2. “I’m Sorry I Made You Spill Him”
I was surprised to find that Walden Schmidt isn’t the Ashton I know from Dude Where’s My Car the back seat of the Punk’d van. Gone is the too-cool-for-school attitude, replaced with a manchild version of Jesse Eisenberg’s Mark Zuckerberg in The Social Network. Odd to say, but the show is evolving with Walden, putting Alan in the driver’s seat while Ashton acts like a spaced out loon. After startling Alan, forcing him to comically spill Charlie’s ashes across the house, Walden quietly sits down next to Jon Cryer’s bumbling bachelor to comfort him with the above quote. If there wasn’t a laugh track, Ashton’s portrayal of Walden might be slightly more uncomfortable. Kind of like the real life Charlie Sheen, actually.
3. “You Bought a Zune?”
I’m always down for a good Zune joke, especially when it follows Jon Cryer saying the word “penis.”
Ashton doesn’t have much screentime in this episode (his first appearance is preceded by Charlie’s funeral), but he still spins his shoehorned exposition with unexpected comic grace. It’s apparent that Walden is modeled after every famous, introverted Silicon Valley-type—including an irrational snappiness. When the subject of the web master’s $1.3 billion fortune comes up in conversation (over a few appletinis), Walden takes a jab at Alan for owning a Zune. Completely random, but it does liven the character up a bit, which means we probably won’t be seeing mopey, disaffected Ashton for too long this season.
4. Wooing Women with Emotional Damage
Later in the lengthy bar scene, Alan and Walden cross paths with two, busty bar patrons (clearly out of Alan’s range—Charlie’s spirit obviously lives on). You might expect Ashton to lay it on thick here…but you’d only be half right. Somewhat in character, Walden breaks down in front of the women, admitting he’s still in love with his wife Bridget. Apparently that’s attractive, as the two women become enamored with him. It appeared Ashton was trying hard not to crack up mid-scene, but it didn’t stop the moment from working. Really, Ashton Kutcher acting like a sad puppy is the whole reason you hire Ashton Kutcher in the first place. Why do you think he grew the beard?

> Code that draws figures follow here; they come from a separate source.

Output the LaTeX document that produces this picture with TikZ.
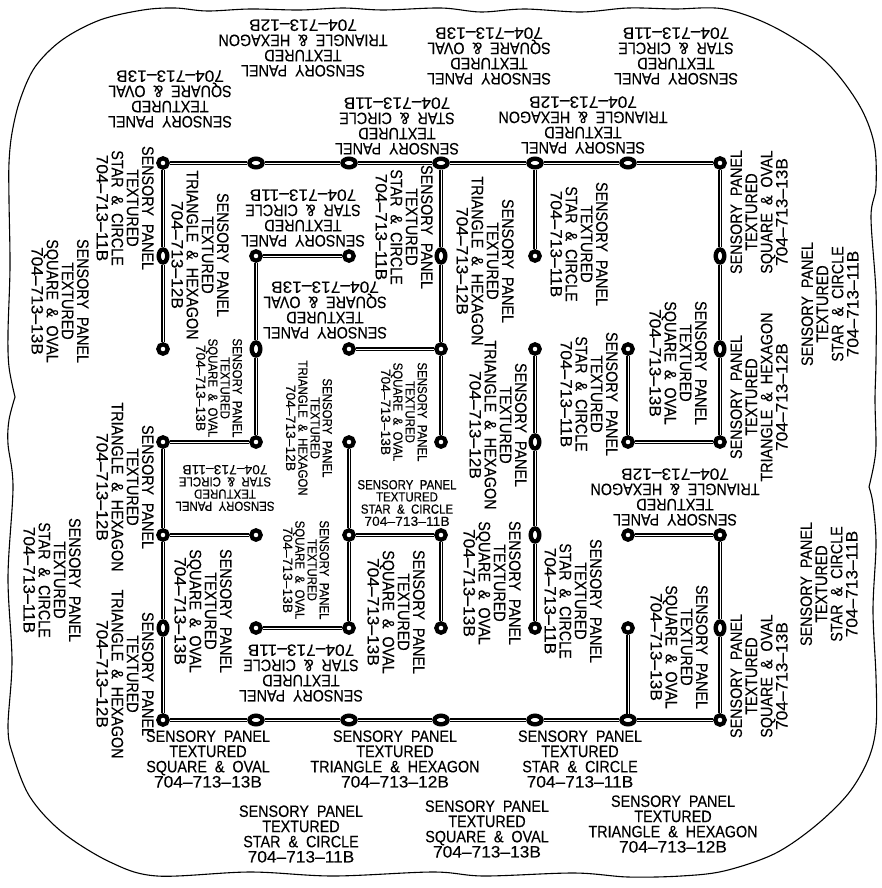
\documentclass[tikz,border=0pt]{standalone}
\usepackage{fontspec}
\usepackage{xcolor}
\setmainfont[FakeStretch=0.87,WordSpace=2,FakeBold=0.25]{Liberation Sans}
\newfontfamily\numfont[FakeStretch=1.05,FakeBold=0.25]{Liberation Sans}
\usetikzlibrary{shapes.geometric}
\definecolor{ink}{HTML}{000000}
\newcommand{\panelstar}{SENSORY PANEL\\TEXTURED\\STAR \& CIRCLE\\{\numfont 704–713–11B}}
\newcommand{\paneltri}{SENSORY PANEL\\TEXTURED\\TRIANGLE \& HEXAGON\\{\numfont 704–713–12B}}
\newcommand{\panelsqr}{SENSORY PANEL\\TEXTURED\\SQUARE \& OVAL\\{\numfont 704–713–13B}}
\tikzset{
  pipe/.style={draw=ink, line width=1.9pt, double=white, double distance=0.9pt},
  joint/.style={circle, draw=ink, fill=white, line width=4.2pt, minimum size=9.4pt, inner sep=0pt},
  jointh/.style={ellipse, draw=ink, fill=white, line width=4.4pt, minimum width=13pt, minimum height=8.6pt, inner sep=0pt},
  jointv/.style={ellipse, draw=ink, fill=white, line width=4.4pt, minimum width=8.6pt, minimum height=13pt, inner sep=0pt},
  lab/.style={text=ink, align=center, inner sep=0pt, font=\fontsize{16.5}{15.2}\selectfont},
  labs/.style={text=ink, align=center, inner sep=0pt, font=\fontsize{13.2}{12.2}\selectfont},
  edge/.style={draw=ink, line width=1.1pt, line join=round},
}
\begin{document}
\begin{tikzpicture}[x=1pt,y=-1pt]
  \useasboundingbox (0,0) rectangle (882,888);
  % outer edge
  \draw[edge] plot[smooth,tension=0.55] coordinates {(15,397) (9,367) (8,333) (10,267) (9,200) (9,163) (12,133) (20,100) (35,67) (62,40) (100,20) (143,10) (175,8) (207,11) (250,9) (300,10) (343,8) (383,10) (441,8) (481,12) (524,9) (581,12) (628,8) (674,9) (724,9) (774,27) (824,60) (858,103) (874,143) (876,187) (871,217) (876,293) (876,360) (875,400) (876,444) (874,464) (869,487)}
    -- plot[smooth,tension=0.55] coordinates {(869,487) (873,504) (876,544) (873,610) (876,677) (876,727) (868,760) (848,794) (814,827) (774,854) (724,871) (681,876) (628,877) (574,873) (484,876) (433,872) (333,876) (250,872) (157,876) (110,862) (62,832) (30,797) (13,755) (8,727) (12,661) (8,577) (13,487) (8,444) (9,420) (15,397)};
  % joints
  \node[joint] (a1) at (163,163) {};
  \node[jointh] (b1) at (256,163) {};
  \node[jointh] (c1) at (349,163) {};
  \node[jointh] (d1) at (441,163) {};
  \node[jointh] (e1) at (535,163) {};
  \node[jointh] (f1) at (628,163) {};
  \node[joint] (g1) at (720,163) {};
  \node[jointv] (a2) at (163,256) {};
  \node[joint] (b2) at (256,256) {};
  \node[joint] (c2) at (349,256) {};
  \node[jointv] (d2) at (441,256) {};
  \node[joint] (e2) at (535,256) {};
  \node[jointv] (g2) at (720,256) {};
  \node[joint] (a3) at (163,349) {};
  \node[jointv] (b3) at (256,349) {};
  \node[joint] (c3) at (349,349) {};
  \node[joint] (d3) at (441,349) {};
  \node[joint] (e3) at (535,349) {};
  \node[joint] (f3) at (628,349) {};
  \node[jointv] (g3) at (720,349) {};
  \node[joint] (a4) at (163,442) {};
  \node[joint] (b4) at (256,442) {};
  \node[joint] (c4) at (349,442) {};
  \node[joint] (d4) at (441,442) {};
  \node[jointv] (e4) at (535,442) {};
  \node[joint] (f4) at (628,442) {};
  \node[joint] (g4) at (720,442) {};
  \node[joint] (a5) at (163,535) {};
  \node[joint] (b5) at (256,535) {};
  \node[joint] (c5) at (349,535) {};
  \node[joint] (d5) at (441,535) {};
  \node[jointv] (e5) at (535,535) {};
  \node[joint] (f5) at (628,535) {};
  \node[joint] (g5) at (720,535) {};
  \node[jointv] (a6) at (163,628) {};
  \node[joint] (b6) at (256,628) {};
  \node[joint] (c6) at (349,628) {};
  \node[joint] (d6) at (441,628) {};
  \node[joint] (e6) at (535,628) {};
  \node[joint] (f6) at (628,628) {};
  \node[jointv] (g6) at (720,628) {};
  \node[joint] (a7) at (163,720) {};
  \node[jointh] (b7) at (256,720) {};
  \node[jointh] (c7) at (349,720) {};
  \node[jointh] (d7) at (441,720) {};
  \node[jointh] (e7) at (535,720) {};
  \node[jointh] (f7) at (628,720) {};
  \node[joint] (g7) at (720,720) {};
  % runs
  \draw[pipe] (a1) -- (b1);
  \draw[pipe] (b1) -- (c1);
  \draw[pipe] (c1) -- (d1);
  \draw[pipe] (d1) -- (e1);
  \draw[pipe] (e1) -- (f1);
  \draw[pipe] (f1) -- (g1);
  \draw[pipe] (g1) -- (g2);
  \draw[pipe] (g2) -- (g3);
  \draw[pipe] (g3) -- (g4);
  \draw[pipe] (g4) -- (f4);
  \draw[pipe] (f4) -- (f3);
  \draw[pipe] (a1) -- (a2);
  \draw[pipe] (a2) -- (a3);
  \draw[pipe] (b2) -- (c2);
  \draw[pipe] (b2) -- (b3);
  \draw[pipe] (b3) -- (b4);
  \draw[pipe] (b4) -- (a4);
  \draw[pipe] (a4) -- (a5);
  \draw[pipe] (a5) -- (b5);
  \draw[pipe] (a5) -- (a6);
  \draw[pipe] (a6) -- (a7);
  \draw[pipe] (a7) -- (b7);
  \draw[pipe] (b7) -- (c7);
  \draw[pipe] (c7) -- (d7);
  \draw[pipe] (d7) -- (e7);
  \draw[pipe] (e7) -- (f7);
  \draw[pipe] (f7) -- (g7);
  \draw[pipe] (g7) -- (g6);
  \draw[pipe] (g6) -- (g5);
  \draw[pipe] (g5) -- (f5);
  \draw[pipe] (f7) -- (f6);
  \draw[pipe] (d1) -- (d2);
  \draw[pipe] (d2) -- (d3);
  \draw[pipe] (d3) -- (d4);
  \draw[pipe] (d3) -- (c3);
  \draw[pipe] (e1) -- (e2);
  \draw[pipe] (e3) -- (e4);
  \draw[pipe] (e4) -- (e5);
  \draw[pipe] (e5) -- (e6);
  \draw[pipe] (c4) -- (c5);
  \draw[pipe] (c5) -- (d5);
  \draw[pipe] (d5) -- (d6);
  \draw[pipe] (c5) -- (c6);
  \draw[pipe] (c6) -- (b6);
  % upside down labels
  \node[lab, rotate=180] (t1) at (303,48) {\paneltri};
  \node[lab, rotate=180] (t2) at (489,56) {\panelsqr};
  \node[lab, rotate=180] (t3) at (676,56) {\panelstar};
  \node[lab, rotate=180] (t4) at (170,99) {\panelsqr};
  \node[lab, rotate=180] (t5) at (397,126) {\panelstar};
  \node[lab, rotate=180] (t6) at (583,125) {\paneltri};
  \node[lab, rotate=180] (t7) at (303,218) {\panelstar};
  \node[lab, rotate=180] (t8) at (325,310) {\panelsqr};
  \node[labs, rotate=180] (t9) at (225,488) {\panelstar};
  \node[lab, rotate=180] (t10) at (301,673) {\panelstar};
  \node[lab, rotate=180] (t11) at (675,497) {\paneltri};
  % upright labels
  \node[labs] (u1) at (407,503) {\panelstar};
  \node[lab] (u2) at (208,759) {\panelsqr};
  \node[lab] (u3) at (395,759) {\paneltri};
  \node[lab] (u4) at (580,759) {\panelstar};
  \node[lab] (u5) at (301,834) {\panelstar};
  \node[lab] (u6) at (487,829) {\panelsqr};
  \node[lab] (u7) at (673,824) {\paneltri};
  % labels reading down
  \node[lab, rotate=-90] (d1l) at (125,208) {\panelstar};
  \node[lab, rotate=-90] (d2l) at (60,301) {\panelsqr};
  \node[lab, rotate=-90] (d3l) at (200,255) {\paneltri};
  \node[labs, rotate=-90] (d4l) at (219,388) {\panelsqr};
  \node[labs, rotate=-90] (d5l) at (309,428) {\paneltri};
  \node[lab, rotate=-90] (d6l) at (404,227) {\panelstar};
  \node[labs, rotate=-90] (d7l) at (404,412) {\panelsqr};
  \node[lab, rotate=-90] (d8l) at (485,261) {\paneltri};
  \node[lab, rotate=-90] (d9l) at (579,244) {\panelstar};
  \node[lab, rotate=-90] (d10l) at (498,425) {\paneltri};
  \node[lab, rotate=-90] (d11l) at (589,394) {\panelstar};
  \node[lab, rotate=-90] (d12l) at (678,363) {\panelsqr};
  \node[lab, rotate=-90] (d13l) at (125,487) {\paneltri};
  \node[lab, rotate=-90] (d14l) at (52,580) {\panelstar};
  \node[lab, rotate=-90] (d15l) at (125,674) {\paneltri};
  \node[lab, rotate=-90] (d16l) at (203,611) {\panelsqr};
  \node[labs, rotate=-90] (d17l) at (306,570) {\panelsqr};
  \node[lab, rotate=-90] (d18l) at (396,612) {\panelsqr};
  \node[lab, rotate=-90] (d19l) at (492,583) {\panelsqr};
  \node[lab, rotate=-90] (d20l) at (573,601) {\panelstar};
  \node[lab, rotate=-90] (d21l) at (679,647) {\panelsqr};
  % labels reading up
  \node[lab, rotate=90] (r1) at (759,212) {\panelsqr};
  \node[lab, rotate=90] (r2) at (759,397) {\paneltri};
  \node[lab, rotate=90] (r3) at (830,304) {\panelstar};
  \node[lab, rotate=90] (r4) at (829,584) {\panelstar};
  \node[lab, rotate=90] (r5) at (759,676) {\panelsqr};
\end{tikzpicture}
\end{document}
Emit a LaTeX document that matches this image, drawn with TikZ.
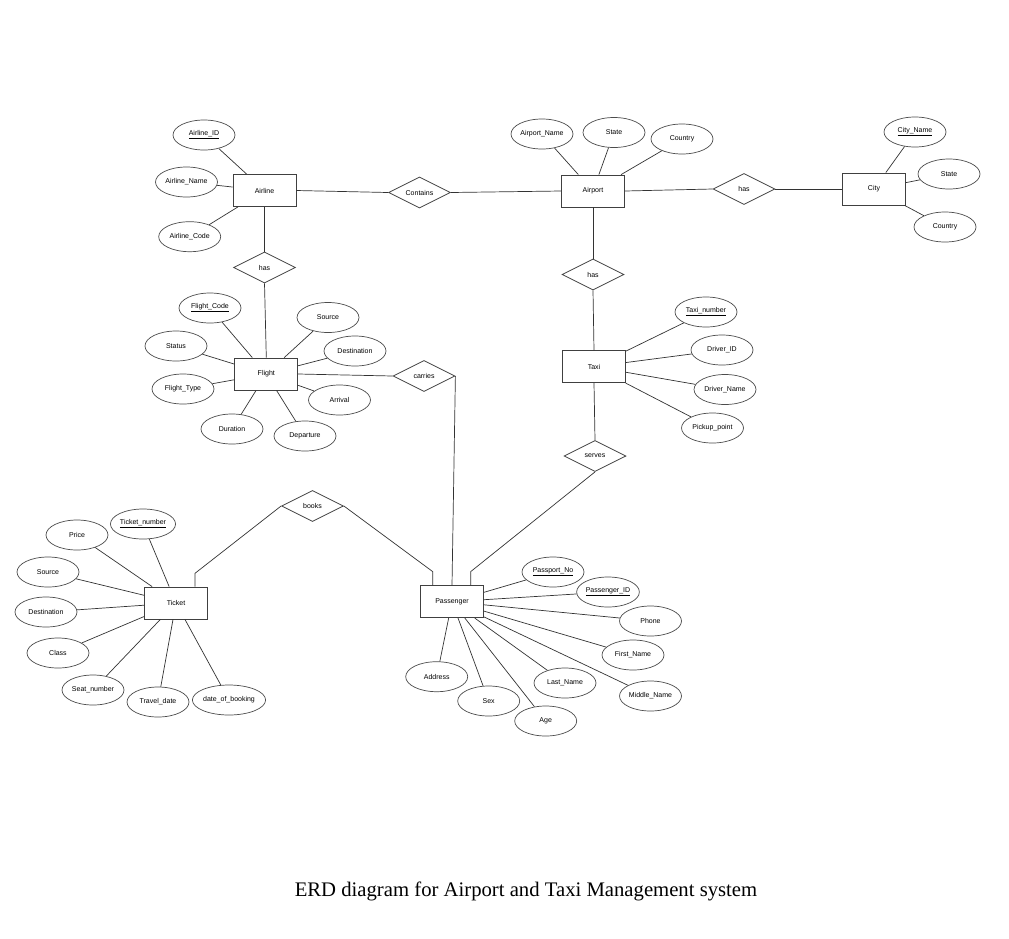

5. Nude Descending a Staircase
In the span of one episode, we’re treated to two Ashton Kutcher full-frontal shots. By the last scene, when the gangly, long-haired dude moseys down to the kitchen in his birthday suit (much to Berta’s delight), we’ve seen enough of Kutcher’s blurred-out, bare body. While Walden may turn out to be a funny, authentic stretch for the actor, it’s bit like this that feel like the easy route. Walking around naked and looking adorable for laughs? That’s the Ashton Kutcher I already know. Thankfully, there are signs that, down the line, we may get more of the one hinted at at the beginning of the episode.
Total Points: 29 – Three Charlie Sheen Heads!
A solid start for the Two and a Half Men reboot. It’s definitely the humor we’re already familiar with (two fart jokes, one self-pleasure joke and two threesome references), but Ashton adds enough of a twist to make it feel fresh.
Oh, did I forget to mention the .5 man Jake? He disappeared for this episode. Make room for Ashton—he’s back!